__MATERIAL PROVIDED__:

* * *

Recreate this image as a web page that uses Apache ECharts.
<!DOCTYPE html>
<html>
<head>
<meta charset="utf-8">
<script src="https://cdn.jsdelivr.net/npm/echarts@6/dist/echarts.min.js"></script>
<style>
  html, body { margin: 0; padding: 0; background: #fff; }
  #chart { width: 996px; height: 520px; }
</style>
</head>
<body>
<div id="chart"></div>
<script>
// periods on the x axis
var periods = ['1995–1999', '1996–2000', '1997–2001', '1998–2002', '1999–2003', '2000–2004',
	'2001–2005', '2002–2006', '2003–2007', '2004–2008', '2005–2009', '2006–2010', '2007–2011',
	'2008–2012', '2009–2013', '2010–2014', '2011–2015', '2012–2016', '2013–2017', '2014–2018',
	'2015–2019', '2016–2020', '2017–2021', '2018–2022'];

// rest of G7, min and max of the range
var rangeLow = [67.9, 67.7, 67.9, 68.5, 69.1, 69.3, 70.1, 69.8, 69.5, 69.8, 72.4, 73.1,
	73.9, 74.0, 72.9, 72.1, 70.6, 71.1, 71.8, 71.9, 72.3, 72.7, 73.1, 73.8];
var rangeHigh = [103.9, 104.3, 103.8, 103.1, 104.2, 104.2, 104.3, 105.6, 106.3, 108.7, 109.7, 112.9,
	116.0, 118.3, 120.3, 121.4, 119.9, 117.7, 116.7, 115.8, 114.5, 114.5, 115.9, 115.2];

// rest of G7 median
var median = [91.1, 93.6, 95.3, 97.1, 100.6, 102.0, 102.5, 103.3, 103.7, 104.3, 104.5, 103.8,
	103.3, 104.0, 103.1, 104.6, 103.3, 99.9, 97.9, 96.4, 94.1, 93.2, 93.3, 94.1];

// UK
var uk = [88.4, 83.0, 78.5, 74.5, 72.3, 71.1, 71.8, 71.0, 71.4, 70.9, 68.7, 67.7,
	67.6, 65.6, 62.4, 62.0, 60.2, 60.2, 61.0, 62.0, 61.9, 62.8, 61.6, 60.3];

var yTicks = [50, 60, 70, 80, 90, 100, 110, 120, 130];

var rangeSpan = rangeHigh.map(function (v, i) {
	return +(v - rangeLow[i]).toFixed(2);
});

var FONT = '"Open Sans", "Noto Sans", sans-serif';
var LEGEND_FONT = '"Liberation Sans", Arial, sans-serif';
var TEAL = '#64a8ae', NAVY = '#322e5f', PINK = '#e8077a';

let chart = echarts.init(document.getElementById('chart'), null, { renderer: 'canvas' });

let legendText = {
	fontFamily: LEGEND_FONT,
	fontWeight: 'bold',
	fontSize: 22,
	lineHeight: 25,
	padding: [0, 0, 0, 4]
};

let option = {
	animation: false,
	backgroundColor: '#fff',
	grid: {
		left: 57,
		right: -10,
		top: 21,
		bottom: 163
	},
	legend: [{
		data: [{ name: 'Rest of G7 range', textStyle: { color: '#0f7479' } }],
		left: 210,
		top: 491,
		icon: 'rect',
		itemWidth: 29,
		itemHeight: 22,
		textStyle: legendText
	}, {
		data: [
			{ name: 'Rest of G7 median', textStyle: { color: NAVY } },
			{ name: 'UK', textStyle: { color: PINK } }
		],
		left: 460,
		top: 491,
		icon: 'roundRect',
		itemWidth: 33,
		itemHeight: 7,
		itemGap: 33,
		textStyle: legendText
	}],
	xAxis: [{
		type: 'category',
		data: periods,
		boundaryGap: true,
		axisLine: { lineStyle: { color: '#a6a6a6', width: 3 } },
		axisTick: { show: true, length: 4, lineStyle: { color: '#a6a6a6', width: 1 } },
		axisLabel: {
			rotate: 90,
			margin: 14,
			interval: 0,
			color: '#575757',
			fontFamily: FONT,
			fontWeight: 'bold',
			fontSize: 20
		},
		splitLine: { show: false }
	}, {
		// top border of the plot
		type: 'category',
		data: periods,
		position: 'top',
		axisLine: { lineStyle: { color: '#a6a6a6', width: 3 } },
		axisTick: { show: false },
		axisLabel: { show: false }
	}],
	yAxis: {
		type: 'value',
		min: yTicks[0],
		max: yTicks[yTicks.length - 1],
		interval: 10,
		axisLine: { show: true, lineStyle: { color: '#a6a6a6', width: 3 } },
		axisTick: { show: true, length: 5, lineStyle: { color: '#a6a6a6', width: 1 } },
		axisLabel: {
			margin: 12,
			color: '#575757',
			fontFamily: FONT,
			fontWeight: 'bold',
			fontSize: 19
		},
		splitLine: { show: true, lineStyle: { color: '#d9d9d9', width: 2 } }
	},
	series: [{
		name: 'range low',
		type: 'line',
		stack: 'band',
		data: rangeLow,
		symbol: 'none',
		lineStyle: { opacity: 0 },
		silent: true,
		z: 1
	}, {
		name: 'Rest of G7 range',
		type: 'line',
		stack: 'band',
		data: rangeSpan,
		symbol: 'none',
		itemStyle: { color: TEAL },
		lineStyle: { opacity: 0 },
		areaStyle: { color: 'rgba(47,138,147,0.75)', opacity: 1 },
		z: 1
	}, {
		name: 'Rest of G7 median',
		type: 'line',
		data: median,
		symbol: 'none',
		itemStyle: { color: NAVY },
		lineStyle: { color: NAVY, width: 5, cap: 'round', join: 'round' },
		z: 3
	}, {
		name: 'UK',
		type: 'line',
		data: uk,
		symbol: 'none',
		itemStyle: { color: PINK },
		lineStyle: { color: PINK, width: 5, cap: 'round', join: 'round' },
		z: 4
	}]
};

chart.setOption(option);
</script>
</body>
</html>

* * *

__PROBLEM STATEMENT__: Quote each line of the listing above exactly.

__THE RESULT__:
Recreate this image as a web page that uses Apache ECharts.
<!DOCTYPE html>
<html>
<head>
<meta charset="utf-8">
<script src="https://cdn.jsdelivr.net/npm/echarts@6/dist/echarts.min.js"></script>
<style>
  html, body { margin: 0; padding: 0; background: #fff; }
  #chart { width: 996px; height: 520px; }
</style>
</head>
<body>
<div id="chart"></div>
<script>
// periods on the x axis
var periods = ['1995–1999', '1996–2000', '1997–2001', '1998–2002', '1999–2003', '2000–2004',
	'2001–2005', '2002–2006', '2003–2007', '2004–2008', '2005–2009', '2006–2010', '2007–2011',
	'2008–2012', '2009–2013', '2010–2014', '2011–2015', '2012–2016', '2013–2017', '2014–2018',
	'2015–2019', '2016–2020', '2017–2021', '2018–2022'];

// rest of G7, min and max of the range
var rangeLow = [67.9, 67.7, 67.9, 68.5, 69.1, 69.3, 70.1, 69.8, 69.5, 69.8, 72.4, 73.1,
	73.9, 74.0, 72.9, 72.1, 70.6, 71.1, 71.8, 71.9, 72.3, 72.7, 73.1, 73.8];
var rangeHigh = [103.9, 104.3, 103.8, 103.1, 104.2, 104.2, 104.3, 105.6, 106.3, 108.7, 109.7, 112.9,
	116.0, 118.3, 120.3, 121.4, 119.9, 117.7, 116.7, 115.8, 114.5, 114.5, 115.9, 115.2];

// rest of G7 median
var median = [91.1, 93.6, 95.3, 97.1, 100.6, 102.0, 102.5, 103.3, 103.7, 104.3, 104.5, 103.8,
	103.3, 104.0, 103.1, 104.6, 103.3, 99.9, 97.9, 96.4, 94.1, 93.2, 93.3, 94.1];

// UK
var uk = [88.4, 83.0, 78.5, 74.5, 72.3, 71.1, 71.8, 71.0, 71.4, 70.9, 68.7, 67.7,
	67.6, 65.6, 62.4, 62.0, 60.2, 60.2, 61.0, 62.0, 61.9, 62.8, 61.6, 60.3];

var yTicks = [50, 60, 70, 80, 90, 100, 110, 120, 130];

var rangeSpan = rangeHigh.map(function (v, i) {
	return +(v - rangeLow[i]).toFixed(2);
});

var FONT = '"Open Sans", "Noto Sans", sans-serif';
var LEGEND_FONT = '"Liberation Sans", Arial, sans-serif';
var TEAL = '#64a8ae', NAVY = '#322e5f', PINK = '#e8077a';

let chart = echarts.init(document.getElementById('chart'), null, { renderer: 'canvas' });

let legendText = {
	fontFamily: LEGEND_FONT,
	fontWeight: 'bold',
	fontSize: 22,
	lineHeight: 25,
	padding: [0, 0, 0, 4]
};

let option = {
	animation: false,
	backgroundColor: '#fff',
	grid: {
		left: 57,
		right: -10,
		top: 21,
		bottom: 163
	},
	legend: [{
		data: [{ name: 'Rest of G7 range', textStyle: { color: '#0f7479' } }],
		left: 210,
		top: 491,
		icon: 'rect',
		itemWidth: 29,
		itemHeight: 22,
		textStyle: legendText
	}, {
		data: [
			{ name: 'Rest of G7 median', textStyle: { color: NAVY } },
			{ name: 'UK', textStyle: { color: PINK } }
		],
		left: 460,
		top: 491,
		icon: 'roundRect',
		itemWidth: 33,
		itemHeight: 7,
		itemGap: 33,
		textStyle: legendText
	}],
	xAxis: [{
		type: 'category',
		data: periods,
		boundaryGap: true,
		axisLine: { lineStyle: { color: '#a6a6a6', width: 3 } },
		axisTick: { show: true, length: 4, lineStyle: { color: '#a6a6a6', width: 1 } },
		axisLabel: {
			rotate: 90,
			margin: 14,
			interval: 0,
			color: '#575757',
			fontFamily: FONT,
			fontWeight: 'bold',
			fontSize: 20
		},
		splitLine: { show: false }
	}, {
		// top border of the plot
		type: 'category',
		data: periods,
		position: 'top',
		axisLine: { lineStyle: { color: '#a6a6a6', width: 3 } },
		axisTick: { show: false },
		axisLabel: { show: false }
	}],
	yAxis: {
		type: 'value',
		min: yTicks[0],
		max: yTicks[yTicks.length - 1],
		interval: 10,
		axisLine: { show: true, lineStyle: { color: '#a6a6a6', width: 3 } },
		axisTick: { show: true, length: 5, lineStyle: { color: '#a6a6a6', width: 1 } },
		axisLabel: {
			margin: 12,
			color: '#575757',
			fontFamily: FONT,
			fontWeight: 'bold',
			fontSize: 19
		},
		splitLine: { show: true, lineStyle: { color: '#d9d9d9', width: 2 } }
	},
	series: [{
		name: 'range low',
		type: 'line',
		stack: 'band',
		data: rangeLow,
		symbol: 'none',
		lineStyle: { opacity: 0 },
		silent: true,
		z: 1
	}, {
		name: 'Rest of G7 range',
		type: 'line',
		stack: 'band',
		data: rangeSpan,
		symbol: 'none',
		itemStyle: { color: TEAL },
		lineStyle: { opacity: 0 },
		areaStyle: { color: 'rgba(47,138,147,0.75)', opacity: 1 },
		z: 1
	}, {
		name: 'Rest of G7 median',
		type: 'line',
		data: median,
		symbol: 'none',
		itemStyle: { color: NAVY },
		lineStyle: { color: NAVY, width: 5, cap: 'round', join: 'round' },
		z: 3
	}, {
		name: 'UK',
		type: 'line',
		data: uk,
		symbol: 'none',
		itemStyle: { color: PINK },
		lineStyle: { color: PINK, width: 5, cap: 'round', join: 'round' },
		z: 4
	}]
};

chart.setOption(option);
</script>
</body>
</html>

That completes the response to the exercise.